Many small regional banks have already set aside reserves for their relatively small exposure in Latin America. Other banks like J.P. Morgan & Co. and Bankers Trust New York Corp. can afford to follow the Citicorp example.

Concern About BofA

But there is serious concern in the banking industry about such large entities as BankAmerica Corp., Chase Manhattan Bank and Manufacturers Hanover, with weaker earnings and very large loan exposure in Latin America. Analysts say that they cannot afford to put aside reserves on the scale of Citicorp's.

Analysts described the action as a tactical move to impress on Brazil and any other foreign nation considering suspending debt repayments that Citicorp is willing to take huge and painful losses rather than forgive the loans or soften their terms.

"This is a negotiating tactic. It clearly has the function of serving as a war chest for future talks with Brazil," said Carl B. Weinberg, a Latin debt expert at the Wall Street investment firm of Shearson Lehman Bros.

"I suggest that Citicorp will be in a position no other bank is, in having entire medium-term loans to Brazil backed by reserves. Other banks will be up late tonight thinking about doing the same thing."

But Reed repeatedly and vehemently denied that the step was designed to tighten the screws on Citicorp's foreign debtors. "We are concerned that this might be misconstrued," Reed said. "This is not a bargaining ploy."

Under Study for Years

Reed said the action, which had been been in the works for several years and was approved by Citicorp's board Tuesday, "resulted from a broad review of global economic trends and their potential impact on Citicorp's major customers."

He refused to estimate which countries might default on what loans.

Citicorp's action was prompted by Brazil's declaration Feb. 20 that it was suspending interest payments on $68 billion in loans to foreign banks.
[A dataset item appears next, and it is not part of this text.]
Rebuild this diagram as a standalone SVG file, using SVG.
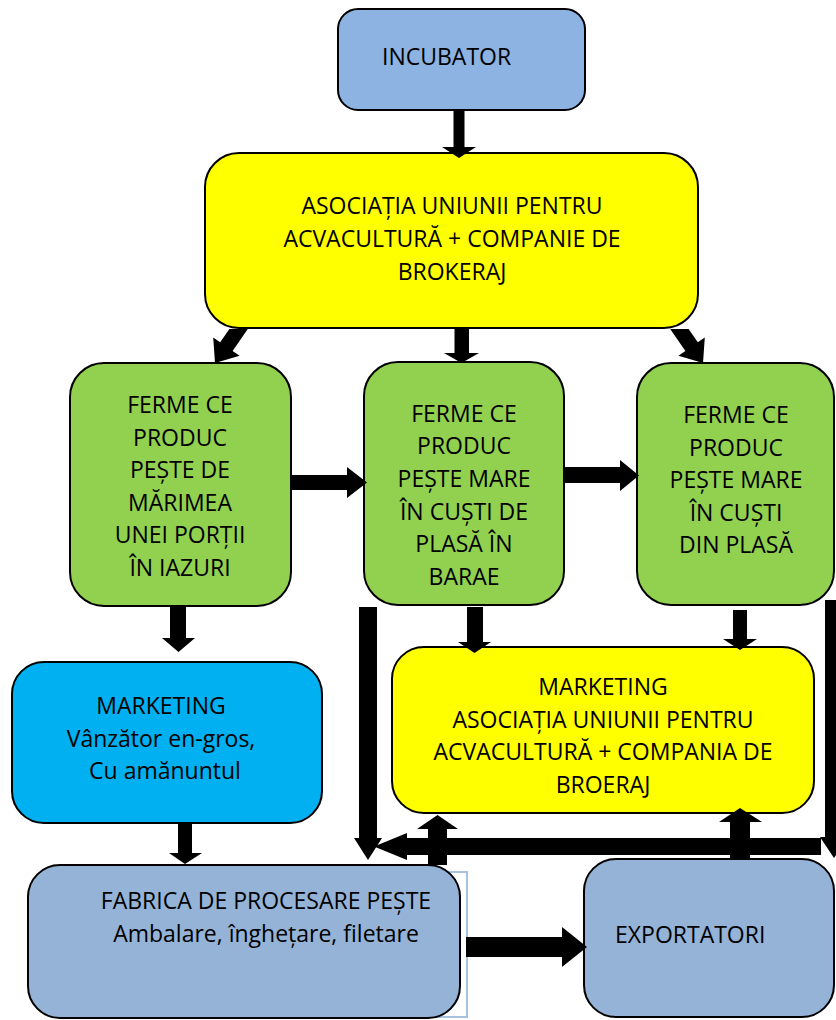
<svg xmlns="http://www.w3.org/2000/svg" width="836" height="1020" viewBox="0 0 836 1020">
<style>
.box{stroke:#000;stroke-width:2}
.t{font-family:"Open Sans","Noto Sans","Liberation Sans",sans-serif;font-size:23px;fill:#000}
.c{text-anchor:middle}
.arr{fill:#000;stroke:none}
</style>
<rect width="836" height="1020" fill="#fff"/>
<g id="incubator">
<rect class="box" x="338" y="9" width="247" height="101" rx="20" fill="#8DB3E2"/>
<text class="t" x="382" y="65">INCUBATOR</text>
</g>
<g id="asociatia">
<rect class="box" x="205" y="153" width="493" height="175" rx="34" fill="#FFFF00"/>
<text class="t c" x="452" y="214">ASOCIAȚIA UNIUNII PENTRU</text>
<text class="t c" x="452" y="247">ACVACULTURĂ + COMPANIE DE</text>
<text class="t c" x="452" y="280">BROKERAJ</text>
</g>
<g id="ferme-iazuri">
<rect class="box" x="70" y="363" width="221" height="243" rx="34" fill="#92D050"/>
<text class="t c" x="180" y="413">FERME CE</text>
<text class="t c" x="180" y="445.5">PRODUC</text>
<text class="t c" x="180" y="478">PEȘTE DE</text>
<text class="t c" x="180" y="510.5">MĂRIMEA</text>
<text class="t c" x="180" y="543">UNEI PORȚII</text>
<text class="t c" x="180" y="575.5">ÎN IAZURI</text>
</g>
<g id="ferme-barae">
<rect class="box" x="364" y="362" width="200" height="243" rx="34" fill="#92D050"/>
<text class="t c" x="464" y="421.5">FERME CE</text>
<text class="t c" x="464" y="454.2">PRODUC</text>
<text class="t c" x="464" y="486.9">PEȘTE MARE</text>
<text class="t c" x="464" y="519.6">ÎN CUȘTI DE</text>
<text class="t c" x="464" y="552.3">PLASĂ ÎN</text>
<text class="t c" x="464" y="585">BARAE</text>
</g>
<g id="ferme-plasa">
<rect class="box" x="637" y="363" width="197" height="242" rx="34" fill="#92D050"/>
<text class="t c" x="736" y="423">FERME CE</text>
<text class="t c" x="736" y="455.6">PRODUC</text>
<text class="t c" x="736" y="488.2">PEȘTE MARE</text>
<text class="t c" x="736" y="520.8">ÎN CUȘTI</text>
<text class="t c" x="736" y="553.4">DIN PLASĂ</text>
</g>
<g id="marketing-vanzator">
<rect class="box" x="12" y="662" width="310" height="161" rx="32" fill="#00B0F0"/>
<text class="t c" x="161" y="714">MARKETING</text>
<text class="t c" x="161" y="746.5">Vânzător en-gros,</text>
<text class="t c" x="165" y="779">Cu amănuntul</text>
</g>
<g id="marketing-asociatia">
<rect class="box" x="392" y="647" width="422" height="166" rx="32" fill="#FFFF00"/>
<text class="t c" x="603" y="695">MARKETING</text>
<text class="t c" x="603" y="727.5">ASOCIAȚIA UNIUNII PENTRU</text>
<text class="t c" x="603" y="760">ACVACULTURĂ + COMPANIA DE</text>
<text class="t c" x="603" y="792.5">BROERAJ</text>
</g>
<g id="fabrica">
<rect x="60" y="872" width="407" height="145" fill="none" stroke="#A7C1E1" stroke-width="2"/>
<rect class="box" x="28" y="865" width="432" height="153" rx="32" fill="#95B3D7"/>
<text class="t c" x="266" y="909">FABRICA DE PROCESARE PEȘTE</text>
<text class="t c" x="266" y="941.5">Ambalare, înghețare, filetare</text>
</g>
<g id="exportatori">
<rect class="box" x="584" y="859" width="250" height="158" rx="32" fill="#95B3D7"/>
<text class="t" x="615" y="943">EXPORTATORI</text>
</g>
<g id="connectors">
<polygon class="arr" points="453.5,111 464.5,111 464.5,147 476,147 459,158 442,147 453.5,147"/>
<polygon class="arr" points="454.5,329 469,329 469,353 479,353 461.5,363 444,353 454.5,353"/>
<polygon class="arr" points="247.8,329 232.6,350.9 239.6,355.7 215,363 213.2,337.5 220.2,342.3 229.4,329"/>
<polygon class="arr" points="670.2,329 685.4,350.9 678.4,355.7 703,363 704.8,337.5 697.8,342.3 688.6,329"/>
<polygon class="arr" points="291,475 347,475 347,467 367,482.5 347,498 347,490 291,490"/>
<polygon class="arr" points="565,467 620,467 620,460 639,475.5 620,491 620,483 565,483"/>
<polygon class="arr" points="170,607 186,607 186,638 195,638 178.5,652 162,638 170,638"/>
<polygon class="arr" points="178,824 192,824 192,853 202,853 185,864 169,853 178,853"/>
<polygon class="arr" points="467,607 483,607 483,642 491,642 474.5,653 458,642 467,642"/>
<polygon class="arr" points="733,610 747,610 747,639 757,639 740,650 723,639 733,639"/>
<polygon class="arr" points="359,607 377,607 377,838 382,838 368,860 354,838 359,838"/>
<polygon class="arr" points="821,838 821,855 407,855 407,860 374,846.5 407,833 407,838"/>
<polygon class="arr" points="825,600 843,600 843,837 848,837 834,858 820,837 825,837"/>
<polygon class="arr" points="428,865 447,865 447,829 458,829 437.5,815 417,829 428,829"/>
<polygon class="arr" points="730,859 750,859 750,822 762,822 740,808 719,822 730,822"/>
<polygon class="arr" points="466,937 562,937 562,927 587,947 562,967 562,957 466,957"/>
</g>
</svg>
Citicorp has $4.6 billion in loans outstanding to Brazil, which is suffering severe economic trauma because of poor export sales and the collapse of a year-old anti-inflation program. Brazil is Citicorp's largest debtor, followed by Mexico ($2.8 billion), Venezuela ($1.7 billion) Argentina ($1.4 billion) and the Philippines ($1.4 billion).

Reed said the step was not suggested by government regulators or accountants. But he said it had been approved by the Securities and Exchange Commission and was coordinated with other U.S. government agencies, including the Federal Reserve Board. He said that it had been viewed as "positive" by the government agencies and Citicorp's competitors in the banking industry.

The move will allow Citicorp, which serves as the lead bank in negotiations with Brazil, to adopt radical solutions to Brazil's repayment problems without worrying about how they will affect the bank's profits. It marks the banking industry's first concrete recognition that current approaches to resolving the debt impasse are not working and that banks will have to take big losses as the price of excessive lending to the Third World in the 1970s and early 1980s.

Plans Laid in Secrecy

Reed said the steps announced by the bank's board Tuesday had been planned in utmost secrecy even though a large number of Citicorp executives were in on it. Over the weekend, he said, the heads of Citicorp's Latin American subsidiaries were called to Miami to await a letter addressed to the presidents of the central banks of the countries involved.

"They went back to their respective countries," he said, "and (were) told not to deliver the letter until the board had acted."

But, despite the secrecy, Citicorp stock traded actively Tuesday and dropped $1.625, closing at $50.625 on rumors of some major action.

In Los Angeles, the brokerage firm of Jefferies & Co. announced that it was making its own market in Citicorp shares after trading closed in New York and said the price was between $44 and $48.

Staff writer John M. Broder in Washington contributed to this story.